Scratching My Head in Schaumburg
You’d think that adults would behave like adults, wouldn’t you? Unfortunately, some folks can just be petty, thin-skinned, or eager to misinterpret something or start a fight. There’s not much you can do to change the minds of malicious people, so I wouldn’t beat myself up over that. I have not run a discussion board, but I have been moderating comments on this blog as well as my personal and professional Facebook pages. There are some things you can attempt to do to keep things civil on your page.
- If you reread your postings and realize that, yea verily, you have said some things that could have been phrased differently/more politely, consider posting an apology.
- While it might be against your usual writing style, you might have to keep any future responses or comments as factual and emotion-free as possible…even if an emotional response seems appropriate.
- If you find yourself faced with a poster who wants to pick a fight, you generally have three choices:
- Ignore them.
- Attempt to engage in a civil dialogue with the individual, clarify any miscommunication, or politely apologize for any excessive “attitude” on your part.
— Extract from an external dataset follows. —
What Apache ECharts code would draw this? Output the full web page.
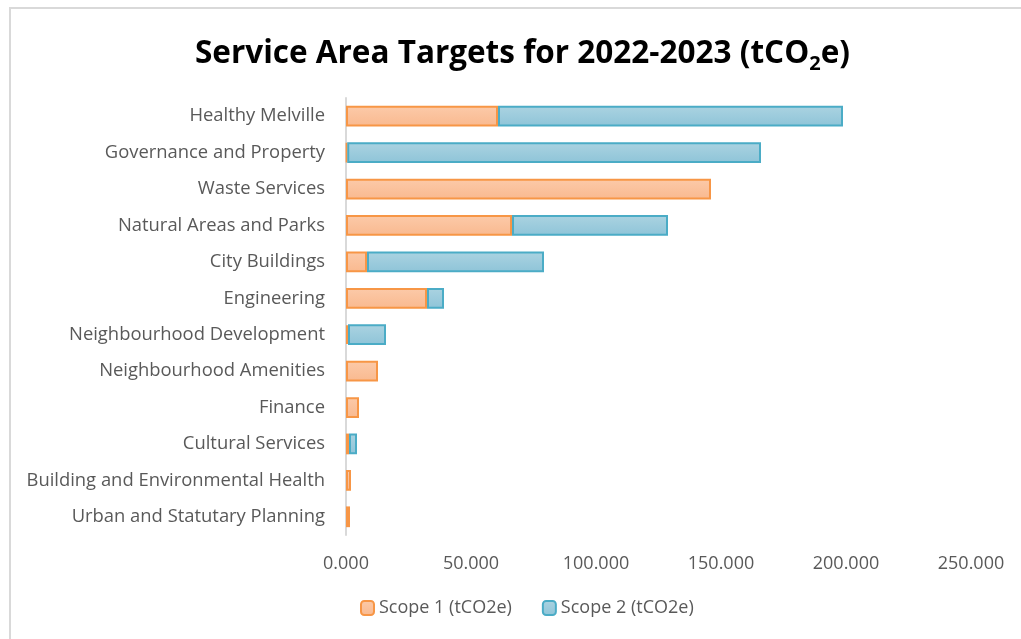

- Engage in a tit-for-tat argument/comment (flaming) war. I presume this is not your style. It also tends to be off-putting to other, non-controversial readers.
- It might not hurt to lay out or restate the board’s intentions, goals, and discussion guidelines. Your guidelines should include being respectful, avoiding nasty language, and refraining from posting advertisements or spam. It should also note any consequences for not following the guidelines, which could include suspension or permanent loss of posting privileges.
- As the forum moderator, reiterate your commitment to both modeling and enforcing the guidelines.
- If the forum has been a real-time discussion room, you might have to rein that in and approve/moderate each and every post before they go live. Given your audience size, however, this would be time-consuming and potentially not practical, as live conversations could only take place when you are online.
I hope things smooth out on your site. I’ll also throw this out to my other readers–what have/would you do when dealing with grumpy guests on a site you manage?